HHRF spearheaded release efforts of ethnic Hungarian
political prisoners unjustly held in Romania after the 1989 revolution
and subsequent anti-minority violence.
HHRF has funded educational and cultural initiatives
in five countries, including our Adopt-A-Student program for college students
in Romania.
HHRF has helped fund and develop international contacts
for the Sapientia- Hungarian University of Transylvania.
What
we’re doing.
HHRF
leads an international campaign to keep ongoing violence against ethnic
Hungarians in Serbia top of mind. In July 2004 US Congressional leaders
protested, in January 2005, the European Parliament sent a fact-finding
mission to Vojvodina.
HHRF coordinates international pressure to return 2,140
church and community properties confiscated from ethnic Hungarians in
Romania under communism.
HHRF hosts free homepages for ethnic Hungarian groups
through our popular www.hhrf.org website,
encouraging a free-flowing global network for otherwise isolated communities.

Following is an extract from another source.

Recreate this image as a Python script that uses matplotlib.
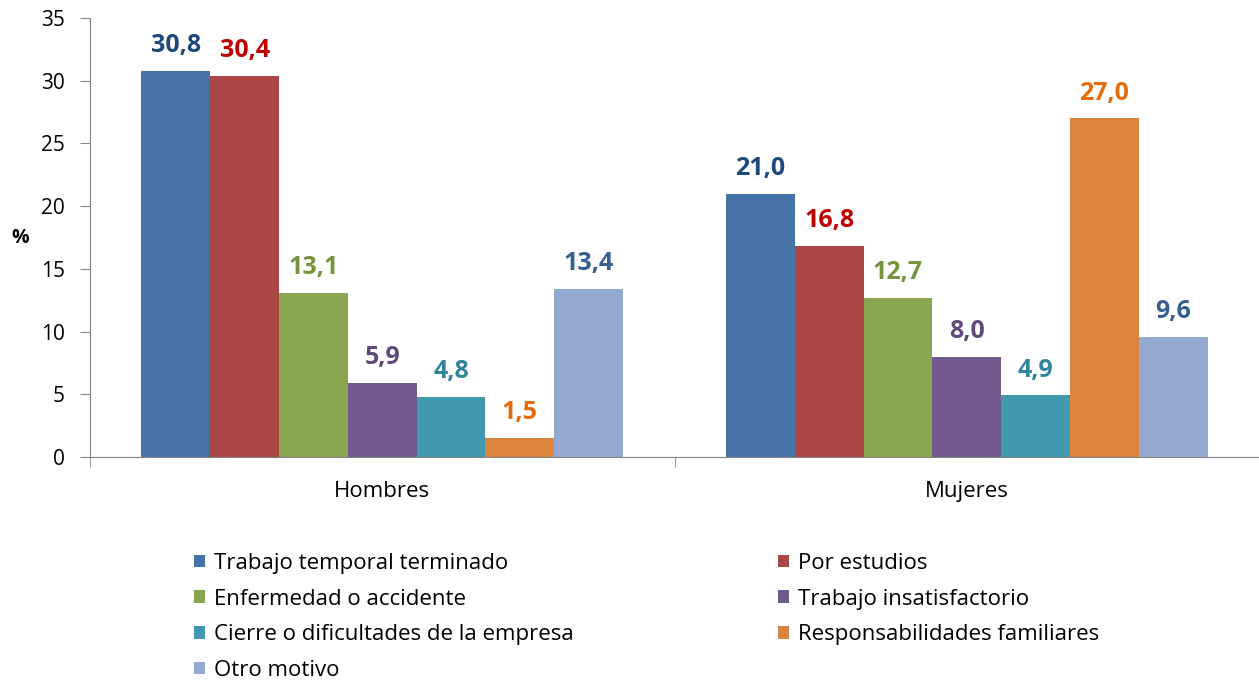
import matplotlib.pyplot as plt
import numpy as np
from matplotlib.patches import Patch

plt.rcParams['font.family'] = ['Open Sans', 'DejaVu Sans']

groups = ["Hombres", "Mujeres"]
motivos = ["Trabajo temporal terminado", "Por estudios", "Enfermedad o accidente",
           "Trabajo insatisfactorio", "Cierre o dificultades de la empresa",
           "Responsabilidades familiares", "Otro motivo"]
hombres = [30.8, 30.4, 13.1, 5.9, 4.8, 1.5, 13.4]
mujeres = [21.0, 16.8, 12.7, 8.0, 4.9, 27.0, 9.6]

bar_colors = ["#4572A7", "#AA4643", "#89A54E", "#71588F", "#4198AF", "#DB843D", "#93A9CF"]
label_colors = ["#1F497D", "#C00000", "#77933C", "#5F497A", "#31859C", "#E46C0A", "#376092"]

fig = plt.figure(figsize=(12.59, 6.81), dpi=100)
ax = fig.add_axes([0.0715, 0.329, 0.9285, 0.6446])

n = len(motivos)
width = 0.1177
x = np.arange(len(groups))
for i in range(n):
    vals = [hombres[i], mujeres[i]]
    pos = x - width * n / 2 + width * (i + 0.5)
    ax.bar(pos, vals, width=width, color=bar_colors[i], linewidth=0)
    for p, v in zip(pos, vals):
        ax.text(p, v + 1.5, f"{v:.1f}".replace(".", ","), ha="center", va="baseline",
                fontsize=18, fontweight="bold", color=label_colors[i])

ax.set_xlim(-0.5, 1.5)
ax.set_ylim(0, 35)
ax.set_yticks(range(0, 36, 5))
ax.set_xticks(x)
ax.set_xticklabels(groups, fontsize=16)
ax.set_xticks([-0.5, 0.5, 1.5], minor=True)
ax.tick_params(axis="x", which="major", length=0, pad=17)
ax.tick_params(axis="x", which="minor", length=7, color="#868686", direction="out")
ax.tick_params(axis="y", length=7, color="#868686", labelsize=15, pad=11)
for s in ["top", "right"]:
    ax.spines[s].set_visible(False)
for s in ["left", "bottom"]:
    ax.spines[s].set_color("#868686")
fig.text(20 / 1259, 1 - 238 / 681, "%", ha="center", va="center",
         fontsize=14, fontweight="bold")

handles = [Patch(facecolor=c, edgecolor="none") for c in bar_colors]
col1 = [0, 2, 4, 6]
col2 = [1, 3, 5]
for idx, xa in [(col1, 0.145), (col2, 0.609)]:
    fig.legend([handles[i] for i in idx], [motivos[i] for i in idx],
               loc="upper left", bbox_to_anchor=(xa, 0.2045), frameon=False,
               fontsize=16, handlelength=0.5, handleheight=0.5, handletextpad=0.4,
               labelspacing=0.66, borderpad=0)

fig.savefig("out.png", dpi=100)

HHRF sponsors an internship and exchange program in New
York and Budapest, allowing young people to learn about international
minority rights protection firsthand.
HHRF represents Hungarian minority communities at key
forums, including the US Congress, Helsinki Final Act meetings, the Council
of Europe and European Parliament.
What’s
next?
To
establish a permanent office in Brussels to articulate Hungarian
minority aspirations in the new Europe.
To adopt national minority rights in the EU legal and
regulatory system through HHRF initiatives in the European Parliament.
To create educational partnerships between the HHRF and
the new Hungarian language János Selye University (Komárom,
Slovakia), the teacher’s training college (Beregszász, Ukraine),
and the planned bilingual college (Szabadka, Serbia).
To expand the HHRF-maintained database and Property Restitution
Working Group from Romania to Serbia, Slovakia and Ukraine.
To assist the Hungarian Standing Conference and other
umbrella organizations in the Carpathian Basin to achieve regional autonomy
of minorities and other aspirations.